Turkish anger at the caricature added fuel to a row between Turkey and France about the magazine’s cartoons of the Prophet Mohammed, which flared after a French teacher, Samuel Paty, was beheaded outside his school in a Paris suburb earlier this month after he had shown pupils the cartoons in a lesson on freedom of speech.

“We strongly condemn the publication concerning our President in the French magazine which has no respect for any belief, sacredness and values,” presidential spokesman Ibrahim Kalin wrote on Twitter.

“They are just showing their own vulgarity and immorality. An attack on personal rights is not humour and freedom expression,” he said.

The cartoon on the cover of Charlie Hebdo showed Erdogan sitting in a white T-shirt and underpants and holding a canned drink, along with a woman wearing an Islamic hijab.

“I condemn this incorrigible French rag’s immoral publication concerning our president,” Turkish Vice President Fuat Oktay wrote on Twitter. “I call on the moral and conscientious international community to speak out against this disgrace.”

Boycott and mental health check calls

Tensions between the two countries increased over the weekend when Erdogan said French President Emmanuel Macron needed a mental health check, prompting France to recall its ambassador from Ankara.

Erdogan has led calls for a boycott of French products.
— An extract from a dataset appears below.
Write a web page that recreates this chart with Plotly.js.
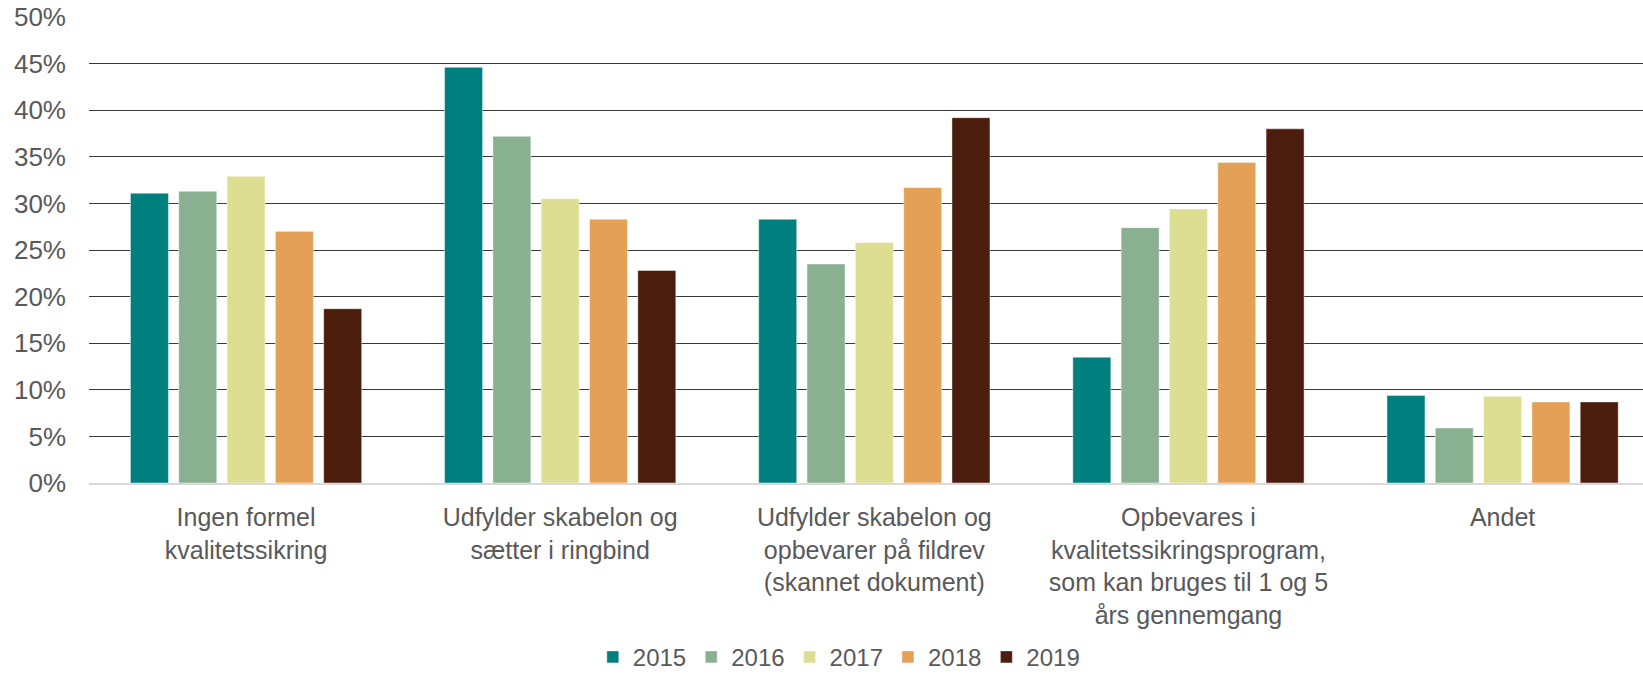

France, in turn, has called on its EU allies to take measures against Turkey following the boycott call.

On Tuesday, the European Commission warned that Erdogan’s comments make Turkey’s stalled bid to join the EU an even more distant prospect.

“Calls for a boycott of products of any member state are contrary to the spirit of these obligations and will take Turkey even further away from the European Union,” a spokesman said.

Turkey and France are both members of the NATO military alliance, but have been at odds over issues including Syria and Libya, maritime jurisdiction in the eastern Mediterranean and the conflict in Nagorno-Karabakh.

At a summit earlier this month, EU member states agreed to review Turkey’s behaviour in December and threatened to impose sanctions if Erdogan’s “provocations” do not stop, a council statement said.

On Monday, EU spokesman Peter Stano said he would not rule out an urgent meeting of EU ministers at an earlier date following Erdogan’s comments and boycott calls.

“We clearly expect a change in action and declarations from the Turkish side,” Stano said at a news conference. He said there would be many discussions “to see whether we are going to continue to wait or take action earlier”.

The Prophet Mohammed cartoons, considered blasphemous by Muslims, have been displayed in France in solidarity and Macron has said he would redouble efforts to stop conservative Islamic beliefs from subverting French values, angering many Muslims.